### Your task
Transcribe every line exactly. Leave the pictures behind.
* Start *
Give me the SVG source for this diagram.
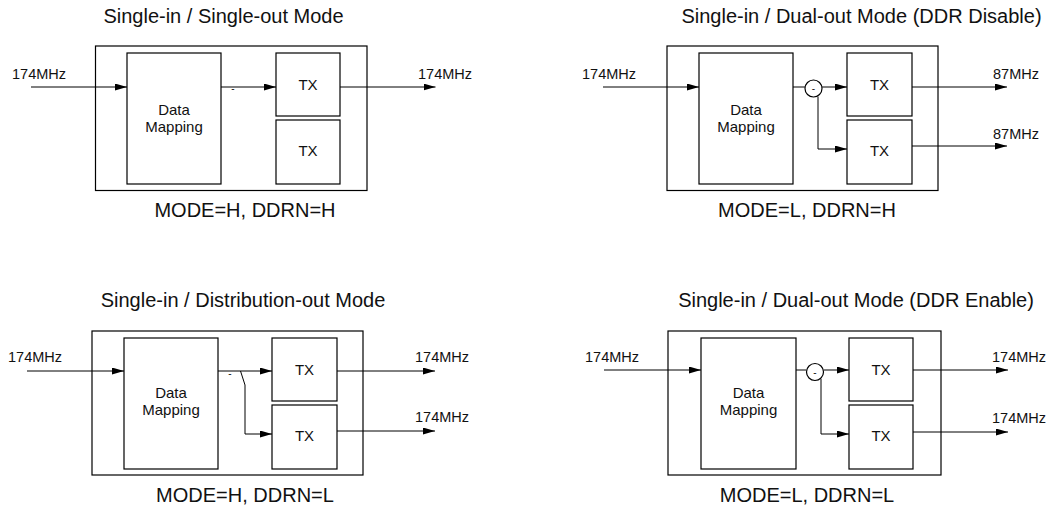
<svg xmlns="http://www.w3.org/2000/svg" width="1051" height="514" viewBox="0 0 1051 514">
<defs>
<marker id="arr" viewBox="0 0 12 7" refX="12" refY="3.5" markerWidth="12" markerHeight="7" markerUnits="userSpaceOnUse" orient="auto">
<path d="M0,0 L12,3.5 L0,7 Z" fill="#000"/>
</marker>
<style>
.box{fill:#fff;stroke:#000;stroke-width:1.2}
.ln{fill:none;stroke:#000;stroke-width:1}
.ar{fill:none;stroke:#000;stroke-width:1;marker-end:url(#arr)}
text{font-family:"Liberation Sans",Arial,sans-serif;fill:#111}
.title{font-size:20px;text-anchor:middle}
.lbl{font-size:14.5px}
.in{font-size:15px;text-anchor:middle}
.sm{font-size:10px;text-anchor:middle}
</style>
</defs>
<rect width="1051" height="514" fill="#fff"/>

<!-- Panel 1 -->
<g id="panel1">
<text class="title" x="223.5" y="23">Single-in / Single-out Mode</text>
<rect class="box" x="95.5" y="46" width="271.5" height="144.5"/>
<g id="p1-dm"><rect class="box" x="127" y="53" width="94" height="131"/><text class="in" x="174" y="115">Data</text><text class="in" x="174" y="132">Mapping</text></g>
<g id="p1-tx1"><rect class="box" x="276" y="53" width="64" height="63"/><text class="in" x="308" y="89.5">TX</text></g>
<g id="p1-tx2"><rect class="box" x="276" y="120" width="64" height="64"/><text class="in" x="308" y="156">TX</text></g>
<text class="lbl" x="12" y="79">174MHz</text>
<text class="lbl" x="418" y="79">174MHz</text>
<text class="sm" x="233" y="92">-</text>
<text class="title" x="245" y="217">MODE=H, DDRN=H</text>
</g>

<!-- Panel 2 -->
<g id="panel2">
<text class="title" x="861.5" y="23">Single-in / Dual-out Mode (DDR Disable)</text>
<rect class="box" x="667" y="46" width="271" height="144.5"/>
<g id="p2-dm"><rect class="box" x="699" y="53" width="94" height="131"/><text class="in" x="746" y="115">Data</text><text class="in" x="746" y="132">Mapping</text></g>
<g id="p2-tx1"><rect class="box" x="847" y="53" width="65" height="63"/><text class="in" x="879.5" y="89.5">TX</text></g>
<g id="p2-tx2"><rect class="box" x="847" y="120" width="65" height="64"/><text class="in" x="879.5" y="156">TX</text></g>
<g id="p2-split"><circle cx="813.5" cy="88.5" r="8.5" fill="#fff" stroke="#000" stroke-width="1.2"/><text class="sm" x="813.5" y="92">-</text></g>
<text class="lbl" x="582" y="79">174MHz</text>
<text class="lbl" x="993" y="79">87MHz</text>
<text class="lbl" x="993" y="139">87MHz</text>
<text class="title" x="807" y="217">MODE=L, DDRN=H</text>
</g>

<!-- Panel 3 -->
<g id="panel3">
<text class="title" x="243" y="307">Single-in / Distribution-out Mode</text>
<rect class="box" x="92" y="331" width="271" height="144"/>
<g id="p3-dm"><rect class="box" x="124" y="338" width="94" height="131"/><text class="in" x="171" y="398">Data</text><text class="in" x="171" y="415">Mapping</text></g>
<g id="p3-tx1"><rect class="box" x="272" y="338" width="65" height="63"/><text class="in" x="304.5" y="374.5">TX</text></g>
<g id="p3-tx2"><rect class="box" x="272" y="405" width="65" height="64"/><text class="in" x="304.5" y="441">TX</text></g>
<text class="lbl" x="8" y="362">174MHz</text>
<text class="lbl" x="415" y="362">174MHz</text>
<text class="lbl" x="415" y="422">174MHz</text>
<text class="sm" x="230" y="377">-</text>
<text class="title" x="245" y="502">MODE=H, DDRN=L</text>
</g>

<!-- Panel 4 -->
<g id="panel4">
<text class="title" x="856" y="307">Single-in / Dual-out Mode (DDR Enable)</text>
<rect class="box" x="668" y="331" width="273" height="144"/>
<g id="p4-dm"><rect class="box" x="701" y="338" width="95" height="131"/><text class="in" x="748.5" y="398">Data</text><text class="in" x="748.5" y="415">Mapping</text></g>
<g id="p4-tx1"><rect class="box" x="849" y="338" width="64" height="63"/><text class="in" x="881" y="374.5">TX</text></g>
<g id="p4-tx2"><rect class="box" x="849" y="405" width="64" height="64"/><text class="in" x="881" y="441">TX</text></g>
<g id="p4-split"><circle cx="815" cy="372" r="8.5" fill="#fff" stroke="#000" stroke-width="1.2"/><text class="sm" x="815" y="375.5">-</text></g>
<text class="lbl" x="585" y="362">174MHz</text>
<text class="lbl" x="992" y="362">174MHz</text>
<text class="lbl" x="992" y="423">174MHz</text>
<text class="title" x="807" y="502">MODE=L, DDRN=L</text>
</g>

<g id="connectors">
<!-- panel 1 -->
<line class="ar" x1="31" y1="87" x2="127" y2="87"/>
<line class="ar" x1="221" y1="87" x2="276" y2="87"/>
<line class="ar" x1="340" y1="87" x2="435.5" y2="87"/>
<!-- panel 2 -->
<line class="ar" x1="603" y1="87" x2="699" y2="87"/>
<line class="ln" x1="793" y1="87" x2="805" y2="87"/>
<line class="ar" x1="822" y1="87" x2="847" y2="87"/>
<path class="ar" d="M818,96.5 V149 H847"/>
<line class="ar" x1="912" y1="87" x2="1007" y2="87"/>
<line class="ar" x1="912" y1="146" x2="1007" y2="146"/>
<!-- panel 3 -->
<line class="ar" x1="27" y1="371" x2="124" y2="371"/>
<line class="ar" x1="218" y1="371" x2="272" y2="371"/>
<path class="ar" d="M240.5,371 L245,385 V434 H272"/>
<line class="ar" x1="337" y1="371" x2="435" y2="371"/>
<line class="ar" x1="337" y1="431" x2="435" y2="431"/>
<!-- panel 4 -->
<line class="ar" x1="604" y1="370" x2="701" y2="370"/>
<line class="ln" x1="796" y1="370" x2="806.5" y2="370"/>
<line class="ar" x1="823.5" y1="370" x2="849" y2="370"/>
<path class="ar" d="M821,379 V434 H849"/>
<line class="ar" x1="913" y1="370" x2="1008" y2="370"/>
<line class="ar" x1="913" y1="432" x2="1008" y2="432"/>
</g>
</svg>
* End *
### Result for this exercise
Give me the SVG source for this diagram.
<svg xmlns="http://www.w3.org/2000/svg" width="1051" height="514" viewBox="0 0 1051 514">
<defs>
<marker id="arr" viewBox="0 0 12 7" refX="12" refY="3.5" markerWidth="12" markerHeight="7" markerUnits="userSpaceOnUse" orient="auto">
<path d="M0,0 L12,3.5 L0,7 Z" fill="#000"/>
</marker>
<style>
.box{fill:#fff;stroke:#000;stroke-width:1.2}
.ln{fill:none;stroke:#000;stroke-width:1}
.ar{fill:none;stroke:#000;stroke-width:1;marker-end:url(#arr)}
text{font-family:"Liberation Sans",Arial,sans-serif;fill:#111}
.title{font-size:20px;text-anchor:middle}
.lbl{font-size:14.5px}
.in{font-size:15px;text-anchor:middle}
.sm{font-size:10px;text-anchor:middle}
</style>
</defs>
<rect width="1051" height="514" fill="#fff"/>

<!-- Panel 1 -->
<g id="panel1">
<text class="title" x="223.5" y="23">Single-in / Single-out Mode</text>
<rect class="box" x="95.5" y="46" width="271.5" height="144.5"/>
<g id="p1-dm"><rect class="box" x="127" y="53" width="94" height="131"/><text class="in" x="174" y="115">Data</text><text class="in" x="174" y="132">Mapping</text></g>
<g id="p1-tx1"><rect class="box" x="276" y="53" width="64" height="63"/><text class="in" x="308" y="89.5">TX</text></g>
<g id="p1-tx2"><rect class="box" x="276" y="120" width="64" height="64"/><text class="in" x="308" y="156">TX</text></g>
<text class="lbl" x="12" y="79">174MHz</text>
<text class="lbl" x="418" y="79">174MHz</text>
<text class="sm" x="233" y="92">-</text>
<text class="title" x="245" y="217">MODE=H, DDRN=H</text>
</g>

<!-- Panel 2 -->
<g id="panel2">
<text class="title" x="861.5" y="23">Single-in / Dual-out Mode (DDR Disable)</text>
<rect class="box" x="667" y="46" width="271" height="144.5"/>
<g id="p2-dm"><rect class="box" x="699" y="53" width="94" height="131"/><text class="in" x="746" y="115">Data</text><text class="in" x="746" y="132">Mapping</text></g>
<g id="p2-tx1"><rect class="box" x="847" y="53" width="65" height="63"/><text class="in" x="879.5" y="89.5">TX</text></g>
<g id="p2-tx2"><rect class="box" x="847" y="120" width="65" height="64"/><text class="in" x="879.5" y="156">TX</text></g>
<g id="p2-split"><circle cx="813.5" cy="88.5" r="8.5" fill="#fff" stroke="#000" stroke-width="1.2"/><text class="sm" x="813.5" y="92">-</text></g>
<text class="lbl" x="582" y="79">174MHz</text>
<text class="lbl" x="993" y="79">87MHz</text>
<text class="lbl" x="993" y="139">87MHz</text>
<text class="title" x="807" y="217">MODE=L, DDRN=H</text>
</g>

<!-- Panel 3 -->
<g id="panel3">
<text class="title" x="243" y="307">Single-in / Distribution-out Mode</text>
<rect class="box" x="92" y="331" width="271" height="144"/>
<g id="p3-dm"><rect class="box" x="124" y="338" width="94" height="131"/><text class="in" x="171" y="398">Data</text><text class="in" x="171" y="415">Mapping</text></g>
<g id="p3-tx1"><rect class="box" x="272" y="338" width="65" height="63"/><text class="in" x="304.5" y="374.5">TX</text></g>
<g id="p3-tx2"><rect class="box" x="272" y="405" width="65" height="64"/><text class="in" x="304.5" y="441">TX</text></g>
<text class="lbl" x="8" y="362">174MHz</text>
<text class="lbl" x="415" y="362">174MHz</text>
<text class="lbl" x="415" y="422">174MHz</text>
<text class="sm" x="230" y="377">-</text>
<text class="title" x="245" y="502">MODE=H, DDRN=L</text>
</g>

<!-- Panel 4 -->
<g id="panel4">
<text class="title" x="856" y="307">Single-in / Dual-out Mode (DDR Enable)</text>
<rect class="box" x="668" y="331" width="273" height="144"/>
<g id="p4-dm"><rect class="box" x="701" y="338" width="95" height="131"/><text class="in" x="748.5" y="398">Data</text><text class="in" x="748.5" y="415">Mapping</text></g>
<g id="p4-tx1"><rect class="box" x="849" y="338" width="64" height="63"/><text class="in" x="881" y="374.5">TX</text></g>
<g id="p4-tx2"><rect class="box" x="849" y="405" width="64" height="64"/><text class="in" x="881" y="441">TX</text></g>
<g id="p4-split"><circle cx="815" cy="372" r="8.5" fill="#fff" stroke="#000" stroke-width="1.2"/><text class="sm" x="815" y="375.5">-</text></g>
<text class="lbl" x="585" y="362">174MHz</text>
<text class="lbl" x="992" y="362">174MHz</text>
<text class="lbl" x="992" y="423">174MHz</text>
<text class="title" x="807" y="502">MODE=L, DDRN=L</text>
</g>

<g id="connectors">
<!-- panel 1 -->
<line class="ar" x1="31" y1="87" x2="127" y2="87"/>
<line class="ar" x1="221" y1="87" x2="276" y2="87"/>
<line class="ar" x1="340" y1="87" x2="435.5" y2="87"/>
<!-- panel 2 -->
<line class="ar" x1="603" y1="87" x2="699" y2="87"/>
<line class="ln" x1="793" y1="87" x2="805" y2="87"/>
<line class="ar" x1="822" y1="87" x2="847" y2="87"/>
<path class="ar" d="M818,96.5 V149 H847"/>
<line class="ar" x1="912" y1="87" x2="1007" y2="87"/>
<line class="ar" x1="912" y1="146" x2="1007" y2="146"/>
<!-- panel 3 -->
<line class="ar" x1="27" y1="371" x2="124" y2="371"/>
<line class="ar" x1="218" y1="371" x2="272" y2="371"/>
<path class="ar" d="M240.5,371 L245,385 V434 H272"/>
<line class="ar" x1="337" y1="371" x2="435" y2="371"/>
<line class="ar" x1="337" y1="431" x2="435" y2="431"/>
<!-- panel 4 -->
<line class="ar" x1="604" y1="370" x2="701" y2="370"/>
<line class="ln" x1="796" y1="370" x2="806.5" y2="370"/>
<line class="ar" x1="823.5" y1="370" x2="849" y2="370"/>
<path class="ar" d="M821,379 V434 H849"/>
<line class="ar" x1="913" y1="370" x2="1008" y2="370"/>
<line class="ar" x1="913" y1="432" x2="1008" y2="432"/>
</g>
</svg>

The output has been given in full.